While the source reporting focuses on the legal dispute (not token markets), the market-structure reality is clear:
- Regulated venues (the kind the CFTC oversees) need open access and clean compliance to build liquidity.
- Offshore and crypto-native venues route around restrictions. If you block the on-ramps, users don’t stop forecasting — they migrate.
Even without a native “prediction token” at the centre of this story, the broader crypto stack is relevant because stablecoins and on-chain settlement rails make geographic enforcement messy. When states lean into enforcement, the practical effect can be to push volume to less transparent venues — the opposite of consumer protection.
There’s also a second-order effect: the more the U.S. treats prediction as vice rather than finance, the more innovation ends up offshore, and the CFTC loses visibility into the very markets it claims to supervise.
The states’ argument: “this looks like sports betting with a suit on”
State regulators (and in some cases attorneys general) aren’t hallucinating the optics. A contract that pays out “yes/no” on an election outcome looks, to a layperson, like a wager. If a platform markets it like a punt and users trade it like a punt, states will say: we regulate punts.
That’s why this fight matters: the outcome will hinge less on the memes and more on legal definitions:
- Is the contract designed and offered as a derivative with risk controls and surveillance?
- Or is it effectively a binary bet packaged to dodge gaming laws?
Selig’s stance implies the CFTC believes the answer is “derivative,” full stop — and that state regulators don’t get a veto once the CFTC is in the room.
What’s at stake for liquidity (and why thin markets die fast)
Prediction markets are brutally sensitive to fragmentation. Split a market across jurisdictions and you get:
- Worse spreads
- Thinner order books
- Higher manipulation risk
- Less reliable prices
That last point is key. A prediction market’s whole value proposition is signal. If enforcement turns liquidity into a puddle, the signal gets noisy — and then critics can say “see, it’s dodgy,” completing the loop.
From an evidence-first lens, liquidity is the lie detector. If state action constrains participation, you’ll typically see it in:
- declining open interest (where applicable),
- reduced depth on best bid/offer,
- and an increase in “jagged” price action (small trades moving prices too much).
The reporting provided doesn’t include those venue-level metrics, but that’s exactly what traders and regulators should be watching if this dispute escalates.
Political reality: prediction markets are becoming a proxy war
Let’s not pretend this is purely technical. Election-related prediction markets in particular are politically radioactive. That means:
- States can claim they’re protecting voters and integrity.

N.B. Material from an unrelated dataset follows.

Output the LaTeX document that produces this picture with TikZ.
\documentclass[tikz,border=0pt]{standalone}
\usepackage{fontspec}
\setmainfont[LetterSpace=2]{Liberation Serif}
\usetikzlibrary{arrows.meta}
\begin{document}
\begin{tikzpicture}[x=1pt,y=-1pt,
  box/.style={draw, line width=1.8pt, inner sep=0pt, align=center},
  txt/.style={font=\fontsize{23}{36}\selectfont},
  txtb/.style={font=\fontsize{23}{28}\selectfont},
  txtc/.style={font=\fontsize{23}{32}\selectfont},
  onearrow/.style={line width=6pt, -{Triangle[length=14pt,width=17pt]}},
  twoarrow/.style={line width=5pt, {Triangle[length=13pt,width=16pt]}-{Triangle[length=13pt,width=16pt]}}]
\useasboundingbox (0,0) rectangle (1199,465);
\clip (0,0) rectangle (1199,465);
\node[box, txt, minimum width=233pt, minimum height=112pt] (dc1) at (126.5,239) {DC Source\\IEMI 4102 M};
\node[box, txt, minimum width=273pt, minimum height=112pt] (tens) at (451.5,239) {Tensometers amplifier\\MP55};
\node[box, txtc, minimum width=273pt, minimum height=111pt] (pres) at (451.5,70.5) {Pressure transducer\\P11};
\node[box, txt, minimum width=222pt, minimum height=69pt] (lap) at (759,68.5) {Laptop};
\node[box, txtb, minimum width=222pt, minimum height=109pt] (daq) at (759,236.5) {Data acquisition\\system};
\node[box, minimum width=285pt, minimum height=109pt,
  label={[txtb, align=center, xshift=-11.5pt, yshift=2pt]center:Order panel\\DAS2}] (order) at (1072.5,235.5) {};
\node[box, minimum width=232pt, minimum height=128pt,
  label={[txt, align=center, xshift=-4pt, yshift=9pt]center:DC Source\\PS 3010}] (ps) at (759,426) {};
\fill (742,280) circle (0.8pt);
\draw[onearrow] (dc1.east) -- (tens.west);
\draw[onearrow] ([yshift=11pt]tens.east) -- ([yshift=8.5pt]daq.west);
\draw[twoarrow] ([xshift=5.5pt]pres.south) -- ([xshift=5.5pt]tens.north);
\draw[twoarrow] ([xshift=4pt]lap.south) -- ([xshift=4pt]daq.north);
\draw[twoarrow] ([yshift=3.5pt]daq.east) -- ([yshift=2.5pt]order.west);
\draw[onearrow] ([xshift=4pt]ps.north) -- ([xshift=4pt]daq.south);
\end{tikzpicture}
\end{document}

- Federal regulators can claim they’re protecting market structure and jurisdiction.
- Everyone gets to posture about “public interest.”
Selig’s action reads like an attempt to stop this turning into a perpetual proxy war where every contentious contract becomes a new battleground.
What to watch next
A few concrete signposts will tell you whether this turns into a contained legal skirmish or a full-blown jurisdictional brawl:
-
Formal filings and court timelines
If Selig’s dispute advances into clear litigation lanes, it becomes precedent-setting rather than rhetorical. -
CFTC clarity on permitted event contracts
The tighter the federal framework, the harder it is for states to argue the product is merely gambling. -
Venue responses: geofencing vs. confrontation
If platforms start geofencing states to avoid heat, that’s an implicit admission that enforcement works — but it also drains liquidity. -
Flow migration to offshore alternatives
If state pressure rises, users will route around it. That’s when consumer protection narratives start looking like a bit of a mess.

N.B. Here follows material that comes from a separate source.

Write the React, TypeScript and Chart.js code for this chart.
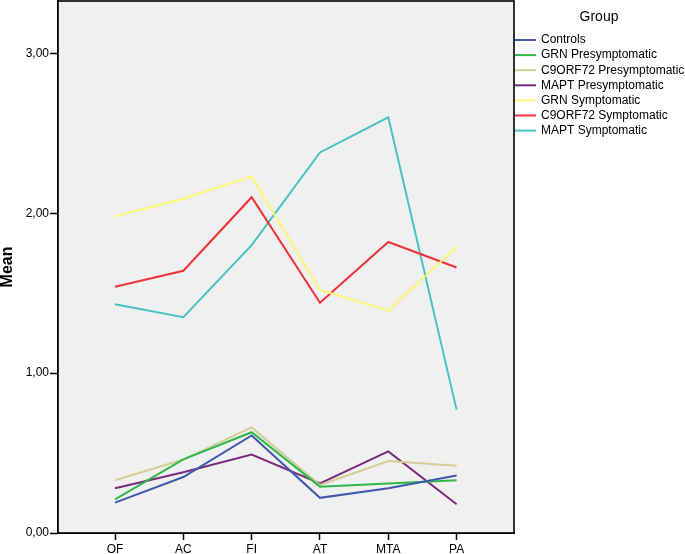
import React, { useEffect, useRef } from "react";
import { Chart, registerables } from "chart.js";

Chart.register(...registerables);

const categories = ["OF", "AC", "FI", "AT", "MTA", "PA"];
const yTicks = [0, 1, 2, 3];

const controls = [0.19, 0.35, 0.61, 0.22, 0.28, 0.36];
const grnPre = [0.21, 0.46, 0.63, 0.29, 0.31, 0.33];
const c9Pre = [0.33, 0.46, 0.66, 0.3, 0.45, 0.42];
const maptPre = [0.28, 0.38, 0.49, 0.31, 0.51, 0.18];
const grnSym = [1.98, 2.09, 2.23, 1.52, 1.39, 1.79];
const c9Sym = [1.54, 1.64, 2.1, 1.44, 1.82, 1.66];
const maptSym = [1.43, 1.35, 1.8, 2.38, 2.6, 0.77];

const seriesNames = [
  "Controls",
  "GRN Presymptomatic",
  "C9ORF72 Presymptomatic",
  "MAPT Presymptomatic",
  "GRN Symptomatic",
  "C9ORF72 Symptomatic",
  "MAPT Symptomatic",
];
const seriesValues = [controls, grnPre, c9Pre, maptPre, grnSym, c9Sym, maptSym];
const seriesColors = ["#3E58AC", "#2EB848", "#D3CE97", "#7C287D", "#FBF873", "#EF3338", "#48C2C5"];

const FONT = "'Liberation Sans', Arial, Helvetica, sans-serif";

const framePlugin = {
  id: "frame",
  beforeDatasetsDraw(chart: any) {
    const { ctx, chartArea } = chart;
    ctx.save();
    ctx.fillStyle = "#F0F0F0";
    ctx.fillRect(chartArea.left, chartArea.top, chartArea.right - chartArea.left, chartArea.bottom - chartArea.top);
    ctx.restore();
  },
  afterDraw(chart: any) {
    const { ctx, chartArea } = chart;
    ctx.save();
    ctx.strokeStyle = "#000";
    ctx.lineWidth = 1.6;
    ctx.strokeRect(chartArea.left, chartArea.top, chartArea.right - chartArea.left, chartArea.bottom - chartArea.top);
    // Y title
    ctx.translate(8, (chartArea.top + chartArea.bottom) / 2);
    ctx.rotate(-Math.PI / 2);
    ctx.fillStyle = "#000";
    ctx.font = `bold 16px ${FONT}`;
    ctx.textAlign = "center";
    ctx.textBaseline = "middle";
    ctx.fillText("Mean", 0, 0);
    ctx.restore();

    // Legend
    ctx.save();
    ctx.fillStyle = "#000";
    ctx.font = `14px ${FONT}`;
    ctx.textAlign = "center";
    ctx.textBaseline = "middle";
    ctx.fillText("Group", 599, 17);
    ctx.font = `12px ${FONT}`;
    ctx.textAlign = "left";
    const x0 = chartArea.right + 1;
    seriesNames.forEach((name, i) => {
      const y = 40 + i * 15.1;
      ctx.strokeStyle = seriesColors[i];
      ctx.lineWidth = 2;
      ctx.beginPath();
      ctx.moveTo(x0, y);
      ctx.lineTo(536, y);
      ctx.stroke();
      ctx.fillStyle = "#000";
      ctx.fillText(name, 541, y);
    });
    ctx.restore();
  },
};

export default function App() {
  const ref = useRef<HTMLCanvasElement | null>(null);
  useEffect(() => {
    if (!ref.current) return;
    const chart = new Chart(ref.current, {
      type: "line",
      data: {
        datasets: seriesNames.map((name, i) => ({
          label: name,
          data: seriesValues[i].map((v, j) => ({ x: j, y: v })),
          borderColor: seriesColors[i],
          backgroundColor: seriesColors[i],
          borderWidth: 2,
          pointRadius: 0,
          tension: 0,
          fill: false,
        })),
      },
      options: {
        responsive: false,
        animation: false,
        layout: { padding: { left: 0, right: 171, top: 1, bottom: 0 } },
        plugins: { legend: { display: false }, tooltip: { enabled: false } },
        scales: {
          x: {
            type: "linear",
            min: -0.835,
            max: 5.84,
            afterFit(scale: any) {
              scale.height = 21;
              scale.paddingLeft = 0;
              scale.paddingRight = 0;
            },
            afterBuildTicks(scale: any) {
              scale.ticks = categories.map((_, i) => ({ value: i }));
            },
            grid: {
              display: true,
              drawOnChartArea: false,
              drawTicks: true,
              tickLength: 7,
              tickWidth: 1.5,
              tickColor: "#000",
              color: "#000",
            },
            border: { display: true, color: "#000", width: 2 },
            ticks: {
              padding: 2,
              color: "#000",
              font: { family: FONT, size: 12 },
              maxRotation: 0,
              autoSkip: false,
              callback: (v: any) => categories[Math.round(Number(v))] ?? "",
            },
          },
          y: {
            type: "linear",
            min: 0,
            max: 3.327,
            afterFit(scale: any) {
              scale.width = 58;
              scale.paddingTop = 0;
              scale.paddingBottom = 0;
            },
            afterBuildTicks(scale: any) {
              scale.ticks = yTicks.map((v) => ({ value: v }));
            },
            grid: {
              display: true,
              drawOnChartArea: false,
              drawTicks: true,
              tickLength: 8,
              tickWidth: 1.5,
              tickColor: "#000",
              color: "#000",
            },
            border: { display: true, color: "#000", width: 2 },
            ticks: {
              padding: 1,
              color: "#000",
              font: { family: FONT, size: 12 },
              callback: (v: any) => Number(v).toFixed(2).replace(".", ","),
            },
          },
        },
      },
      plugins: [framePlugin],
    } as any);
    return () => chart.destroy();
  }, []);
  return (
    <div style={{ position: "absolute", left: 0, top: 0, width: 685, height: 554, background: "#fff" }}>
      <canvas ref={ref} width={685} height={554} style={{ display: "block" }} />
    </div>
  );
}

Risk box: what would invalidate the “CFTC has sole authority” thesis?
Key risks to Selig’s position (and to regulated prediction markets):
- Courts reject federal pre-emption in this context, giving states a durable lever to restrict access.
- Contracts are deemed “gaming-like” in substance, especially if marketed like entertainment rather than risk transfer.
- Liquidity fractures as platforms choose compliance-by-geofence, making markets easier to manipulate and harder to defend.
- Political backlash turns event contracts into a perennial regulatory football, discouraging participation and institutional market-making.
If any of those hit, the bullish narrative — that prediction markets can scale in the U.S. under a clean federal regime — gets rugged (rug = a sudden collapse in support, usually when the underlying assumptions prove false).